Musk et Twitter n’ont pas répondu immédiatement à une demande de commentaire. Mais Threads a rapidement attiré l’attention en ligne, Jack Dorsey, l’un des fondateurs de Twitter, tweetant une capture d’écran de la politique de données de l’application et M. Musk répondant « Ouais ».

Un porte-parole de Meta n’a pas répondu immédiatement à une demande de commentaire.

Défis

Meta lance Threads tout en faisant face à ses propres défis. L’entreprise de la Silicon Valley a investi massivement dans la transition vers ce que l’on appelle le métavers, un monde numérique immersif. Mais cette évolution a été accueillie avec scepticisme, étant donné que le métavers est loin d’être un courant dominant.

Ces derniers mois, Mark Zuckerberg a également réduit les dépenses de Meta et s’est demandé si l’entreprise n’était pas à la traîne dans la course à l’intelligence artificielle. Lors d’une réunion des employés le mois dernier, il a tenté de rallier ses employés en expliquant les licenciements massifs de l’année dernière et en exposant une vision de la manière dont le travail de Meta dans le domaine de l’intelligence artificielle s’intégrerait dans ses plans pour le métavers.

Malgré ces difficultés, Meta reste le concurrent le plus crédible de Twitter, avec des moyens importants et un public de plus de 3 milliards de personnes qui utilisent Facebook, Instagram ou ses autres applications. Les autres plateformes qui tentent de tirer parti de la faiblesse de Twitter – telles que Tumblr, Nostr, Spill, Mastodon et Bluesky – sont toutes beaucoup plus petites que Meta.

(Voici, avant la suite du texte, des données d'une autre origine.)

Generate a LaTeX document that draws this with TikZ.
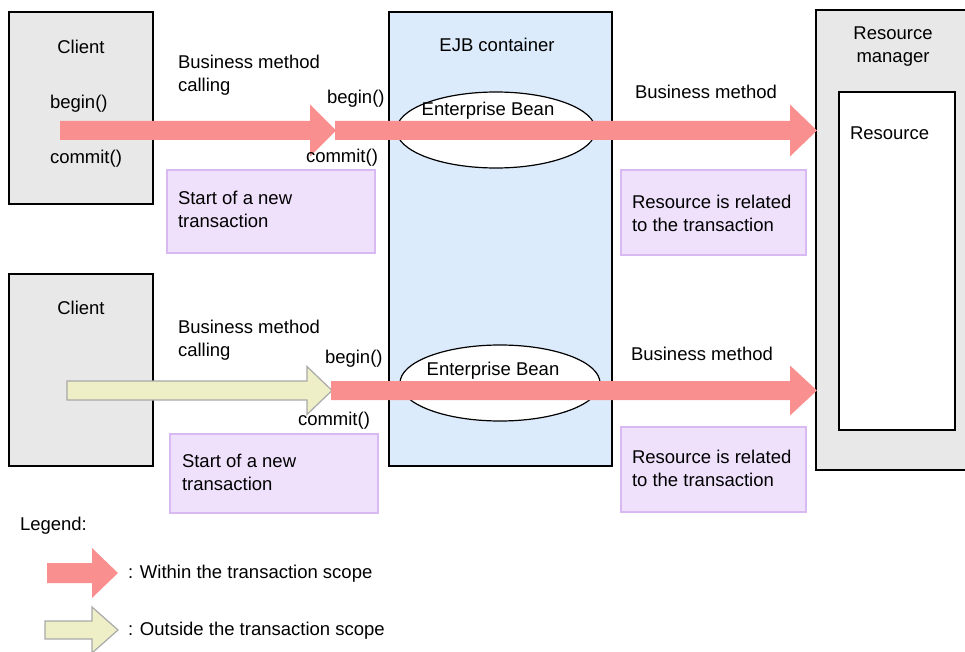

« Même si Facebook est en déclin, il dispose toujours d’une base d’utilisateurs massive », a déclaré M. Paskalis, d’AJL Advisory. Son grand nombre d’utilisateurs, a-t-il ajouté, « rendra plus probable le succès des applications copiées au détriment de Twitter ».

Facebook et Twitter s’opposent depuis des années dans leur tentative de capter les conversations en ligne les plus récentes. Dans les premiers temps de Twitter, Mark Zuckerberg a proposé d’acheter la société, mais a essuyé une fin de non-recevoir. Avant l’élection présidentielle américaine de 2016, Facebook s’est également efforcé de présenter ses produits en direct et ses sujets d’actualité lors d’évènements politiques et à la télévision.

Depuis lors, M. Zuckerberg a concentré ses efforts sur la diffusion de vidéos en direct – un domaine que Twitter a également exploré – et sur les mots-clics (hashtags) en vogue pour permettre aux utilisateurs d’explorer les sujets qui sont devenus viraux sur Facebook et Instagram.

MM. Zuckerberg et Musk pourraient s’affronter d’une autre manière : sur un ring.

Selon Dana White, président de la franchise sportive UFC, les deux hommes discutent de la possibilité de se mesurer dans le cadre d’un match d’arts martiaux mixtes. Bien qu’aucune date n’ait été fixée, les milliardaires de la technologie ont exprimé en privé à M. White leur volonté de s’affronter, et les contours de l’évènement se dessinent.